Answer: I'm an academic. In this case, I don't know what the consequences should be, but I do know that I am an academic. And as an academic I think that the natural thing to do when there is an important question that you don't know the answer to is to think about it--collectively. That is what we professors do: we have an discussion, and in the end either people change their positions as the feel the force of different arguments and a consensus emerges or people at least understand why they disagree.
So I think the BLS faculty should have a debate that the rest of us can watch. Do John Yoo's memos at the OLC exhibit such a shoddy grasp of legal doctrines and arguments that he is not capable of being a qualified teacher and researcher? Will the accrediting authorities take action if BLS graduates make arguments of similar quality in their professional careers, taking John Yoo as a model? Or is the BLS faculty happy with the quality of the argument--and happy to turn out students who take the quality of Yoo's arguments as a model for their own future work?
And I think that the Berkeley Faculty Senate should have a debate: Given that John Yoo's "beliefs" about the extent of the president's commander-in-chief power spin about like a weathervane depending on the direction of the prevailing Republican wind, does academic freedom extend to cover his "beliefs"--or does academic freedom only cover you when you advocate positions that you sincerely believe?
Depending on the outcome of those two debates, I think that the consequences for Professor Yoo should then be clear.

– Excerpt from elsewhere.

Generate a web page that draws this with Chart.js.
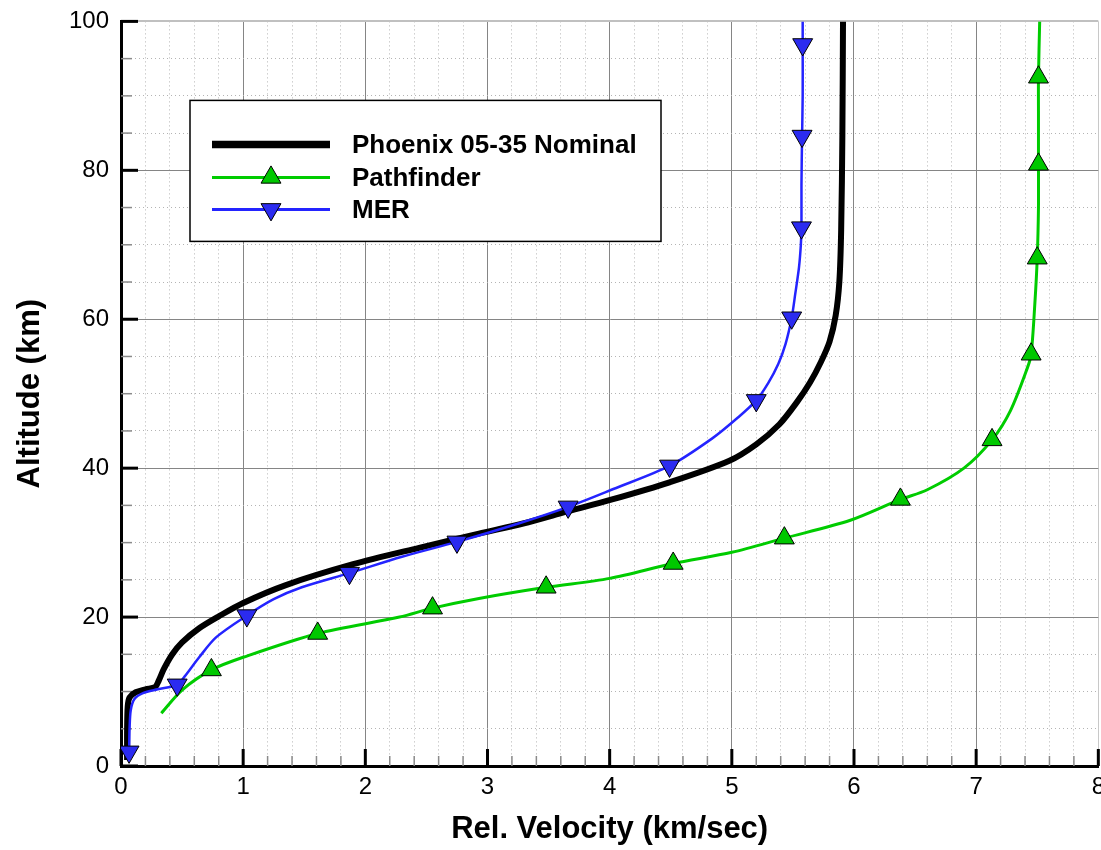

Question: Why do you think the Berkeley City Council should have a say in the prosecution of John Yoo?
I don't think I do. I think that the BCC has a right to express its view. I don't think it has the power to remand John Yoo for trial, or to dictate to the university who is on the university's faculty, or to impose sanctions on the university if the university continues to employ John Yoo. I think that this is first of all university business, as well as being the business of any court that takes jurisdiction.
Question: Why do so-called progressive council members who want him terminated, fail to see that such action would violate academic freedom?
Answer: It is not clear that it would. It may be the case that (a) academic freedom does not cover you when you make arguments that you do not believe but are convenient for your political masters, and (b) John Yoo does not believe what he wrote in his OLC memos. If (a) and (b) hold, then terminating Yoo would not be a violation of academic freedom. It may also be the case that (c) terminating Yoo would violate his academic freedom, but that (d) a professional school like BLS has a higher duty than respecting the academic freedom of its professors--a duty to teach its students to be good professional lawyers, and that the shoddy quality of Yoo's legal arguments at the OLC make retaining him a violation of this higher duty to the BLS students.
If either of these is the case, then Berkeley is under an obligation to terminate Yoo. But I don't know if either is. As I said, I think the BLS faculty and the Berkeley academic senate have an obligation to discuss these issues and figure out what they think about them.